SBJ/August 13 - 19, 2007/This Weeks News

New ESPN.com boss to reduce opinion pieces, but increase video

When Rob King changed the design of ESPN.com’s home page July 27 — during his first week on the job as the site’s editor-in-chief — it looked like major changes were about to hit the sports world’s most popular Web destination.

But King, a former newspaperman who used to oversee ESPN’s NBA coverage, says the changes will be subtle, though regular visitors will notice them immediately.

One of his first orders of business is to kill the video that automatically plays whenever users visit the site’s home page, a change that could happen as early as late August. Eventually, users will be able to opt out of having that video play when visiting the site.

“We’ve all heard some expression of discomfort,” King said in his first extensive public comments since getting the site’s top editorial job. “We’re addressing it.”

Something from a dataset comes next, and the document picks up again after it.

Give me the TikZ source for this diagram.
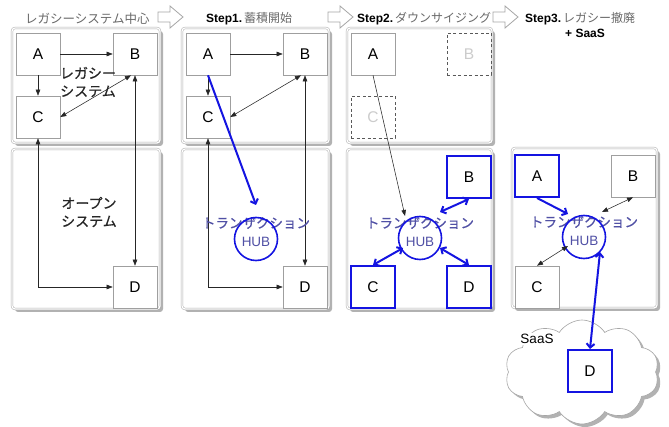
\documentclass[tikz,border=0pt]{standalone}
\usepackage{fontspec}
\setmainfont{Liberation Sans}
\newfontfamily\cjk{Noto Sans CJK JP}
\newfontfamily\cjkb[FakeBold=0.6]{Noto Sans CJK JP}
\usetikzlibrary{shapes.symbols,shadows,arrows.meta,calc}
\definecolor{blueC}{RGB}{20,20,225}
\definecolor{hubtxt}{RGB}{80,80,165}
\definecolor{titlegray}{RGB}{105,105,105}
\tikzset{
  panel/.style={draw=gray!65, double=white, double distance=1.2pt, line width=0.5pt, rounded corners=3pt, fill=white,
    drop shadow={shadow xshift=3pt, shadow yshift=-3pt, fill=gray!60, opacity=1}},
  box/.style={draw=gray!75, fill=white, minimum width=44pt, minimum height=42pt, inner sep=0pt, line width=0.6pt,
    font=\fontsize{15.5}{15.5}\selectfont},
  bbox/.style={box, draw=blueC, line width=2pt},
  dbox/.style={box, draw=gray!70!black, text=gray!40, dash pattern=on 3pt off 2.5pt},
  hub/.style={circle, draw=blueC, line width=1.6pt, minimum size=43pt, inner sep=0pt},
  htext/.style={text=hubtxt, font=\cjkb\fontsize{13.5}{13.5}\selectfont, inner sep=0pt},
  hubl/.style={text=hubtxt, font=\fontsize{13.5}{13.5}\selectfont, inner sep=0pt},
  ptext/.style={font=\cjkb\fontsize{14}{18}\selectfont, align=center, text=black!85},
  ttl/.style={font=\cjk\fontsize{12.5}{12.5}\selectfont, text=titlegray, anchor=west, inner sep=0pt},
  stp/.style={font=\fontsize{12}{14}\selectfont\bfseries, anchor=west, inner sep=0pt},
  arr/.style={draw=black!85, line width=0.55pt, -{Triangle[length=6pt,width=4.5pt]}},
  darr/.style={draw=black!85, line width=0.55pt, {Triangle[length=6pt,width=4.5pt]}-{Triangle[length=6pt,width=4.5pt]}},
  barr/.style={draw=blueC, line width=2pt, -{Straight Barb[length=4pt,width=8pt]}},
  bdarr/.style={draw=blueC, line width=2pt, {Straight Barb[length=4pt,width=8pt]}-{Straight Barb[length=4pt,width=8pt]}},
  hollow/.style={draw=gray!70, fill=white, line width=0.8pt, line join=miter}
}
\begin{document}
\begin{tikzpicture}[x=1pt,y=-1pt]
\useasboundingbox (0,0) rectangle (669,427);

% titles
\node[ttl] (t0) at (25,19) {レガシーシステム中心};
\node[stp] (t1) at (206,19) {Step1.\,{\cjk\mdseries\color{titlegray}蓄積開始}};
\node[stp] (t2) at (357,19) {Step2.\,{\cjk\mdseries\color{titlegray}ダウンサイジング}};
\node[stp] (t3) at (525,19) {Step3.\,{\cjk\mdseries\color{titlegray}レガシー撤廃}};
\node[stp] (t4) at (565,33) {+ SaaS};

% hollow arrows
\foreach \xx in {158,328,493}{
  \draw[hollow, shift={(\xx,0)}] (0,12) -- (12,12) -- (12,6) -- (25,17) -- (12,28) -- (12,22) -- (0,22) -- cycle;
}

% panels
\draw[panel] (12,28) rectangle (160,143);
\draw[panel] (12,149) rectangle (160,309);
\draw[panel] (182,28) rectangle (329,143);
\draw[panel] (182,149) rectangle (329,309);
\draw[panel] (347,28) rectangle (492,143);
\draw[panel] (347,149) rectangle (492,309);
\draw[panel] (512,148) rectangle (657,308);

% cloud
\node[cloud, cloud puffs=10, cloud puff arc=115, aspect=1.6, draw=gray!70, fill=white, line width=0.6pt,
  minimum width=154pt, minimum height=104pt,
  drop shadow={shadow xshift=3pt, shadow yshift=-3pt, fill=gray!60, opacity=1}] (cl) at (582,372) {};
\node[font=\fontsize{13.5}{13.5}\selectfont, fill=white, inner sep=1pt] (saas) at (537,339) {SaaS};

% ---- panel 1
\node[box] (A1) at (38,54) {A};
\node[box] (B1) at (135,54) {B};
\node[box] (C1) at (38,117) {C};
\node[box] (D1) at (135,287) {D};
\draw[arr] (A1.east) -- (A1.east -| B1.west);
\draw[arr] (A1.south) -- (C1.north);
\draw[darr] (C1.east) -- ([xshift=-4pt]B1.south);
\draw[darr] (B1.south) -- (D1.north);
\draw[darr] (C1.south) |- (D1.west);
\node[ptext] (L1) at (88,82) {レガシー\\システム};
\node[ptext] (O1) at (89,212) {オープン\\システム};

% ---- panel 2
\node[box] (A2) at (208,54) {A};
\node[box] (B2) at (305,54) {B};
\node[box] (C2) at (208,117) {C};
\node[box] (D2) at (305,287) {D};
\draw[arr] (A2.east) -- (A2.east -| B2.west);
\draw[arr] (A2.south) -- (C2.north);
\draw[darr] (C2.east) -- ([xshift=-4pt]B2.south);
\draw[darr] (B2.south) -- (D2.north);
\draw[darr] (C2.south) |- (D2.west);
\node[htext] (T2) at (256,223) {トランザクション};
\node[hubl] (U2) at (256,242) {HUB};
\node[hub] (H2) at (256,239) {};
\draw[barr] (A2.south) -- ($(H2)+(0,-34)$);

% ---- panel 3
\node[box] (A3) at (373,54) {A};
\node[dbox] (B3d) at (469,54) {B};
\node[dbox] (C3d) at (373,117) {C};
\node[bbox] (B3) at (469,177) {B};
\node[bbox] (C3) at (373,287) {C};
\node[bbox] (D3) at (469,287) {D};
\node[htext] (T3) at (420,223) {トランザクション};
\node[hubl] (U3) at (420,242) {HUB};
\node[hub] (H3) at (420,238) {};
\draw[arr] (A3.south) -- ($(H3)+(-15,-22)$);
\draw[bdarr] (B3.south) -- ($(H3)+(20,-26)$);
\draw[bdarr] (C3.north) -- ($(H3)+(-17,10)$);
\draw[bdarr] (D3.north) -- ($(H3)+(20,10)$);

% ---- panel 4
\node[bbox] (A4) at (537,176) {A};
\node[box] (B4) at (633,176) {B};
\node[box] (C4) at (537,287) {C};
\node[bbox] (D4) at (590,371) {D};
\node[htext] (T4) at (584,222) {トランザクション};
\node[hubl] (U4) at (584,241) {HUB};
\node[hub] (H4) at (584,237) {};
\draw[barr] (A4.south) -- ($(H4)+(-16,-23)$);
\draw[darr] ($(H4)+(18,-25)$) -- (B4.south);
\draw[darr] (C4.north) -- ($(H4)+(-16,9)$);
\draw[bdarr] (D4.north) -- ($(H4)+(16,15)$);
\end{tikzpicture}
\end{document}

King, who will be based in Bristol, Conn., also wants to rein in the number of opinion columns that exist on the site. Specifically, he says, he wants to avoid the situation that arose earlier this summer, when ESPN.com had several sometimes-conflicting reports about what was going to happen.

“It would have been a lot easier if Chris Ramsay, Tim Corrigan and I were talking more closely about who’s saying what and when they’re saying it,” said King, noting ESPN’s executives who oversee NBA coverage. “Can we get these guys on a conference call and figure it out?”

King wants his writers to think about how they are serving fans beyond writing what he calls “I-think-I-feel columns.”

“I looked at a lot of Web sites when the Michael Vick story broke, and they had an AP story with four people saying ‘I think, I feel,’” he said. “Isn’t it as important what the user thinks or feels? What are you doing to get that person closer to information that helps him or her figure out how they feel on this subject? … There’s only so much space for I-think-I-feel. After a while, it just becomes people yapping.”

King’s subtle changes have already begun.

King’s first big hiring move was convincing Howard Bryant to leave The Washington Post to become a senior writer for the site. He starts Aug. 20, writing columns and long-form narrative.

King also wants to give users more of a voice on ESPN.com, pointing to the “SportsCenter” Town Hall meeting ESPN did on Barry Bonds on July 25, which generated a lot of discussion on the Web site.

In addition, he wants to take a page from some of the blogs that typically rip ESPN by speaking with a specific voice and allowing users to post comments. He specifically mentioned Deadspin.com, which he says has a great connection with its readers.

“We’re still charged with treating serious stuff seriously, which I think [Deadspin Editor Will Leitch] is pretty much committed not to doing,” King said. “Will’s approach to the Michael Vick story will never be ESPN.com’s approach. It might be, in some way, Page 2’s. But we do try very hard to make sure that we have a range of approaches to these kinds of things. Fans get to tell us whether we’re successful or not.”

In general, sports Web sites have been trying to figure out the best way to create social-networking and user-generated portions of their sites, but none has been really successful, so far, said Chris Russo, the former head of the NFL’s interactive business who now is CEO of Fantasy Sports Ventures and an online consultant.

“Sports sites have not completely cracked the code yet,” Russo said. “Sports sites have been successful with fantasy sports, which is a community of 12 because it’s a community of your league. They’ve been less successful at creating pure social networks.”

One area of ESPN.com that gets a lot of public complaints, the Insider pay area, will move away from having talking heads comment on the news of the day. Calling Insider material “hit or miss” to date, King said he wants Insider to have a blend of advice for fantasy teams, commentary and an area that allows athletes’ voices to be better heard.

Despite the move to eliminate the automatically launching video, ESPN.com does plan to offer more video overall. King said he wants the site to become a destination for people looking for live news. He described one day last month as a “red-letter day,” when ESPN.com streamed NBA Commissioner David Stern’s press conference about the Tim Donaghy scandal live in the morning and had live video with Michael Vick in the afternoon.

“It’s a service to fans if you can’t be in front of the television as it happens,” he said. “We’re going to make it easier for our fans to understand what video is where, how they can access it, how they can enjoy it and how they can place it in their lives.”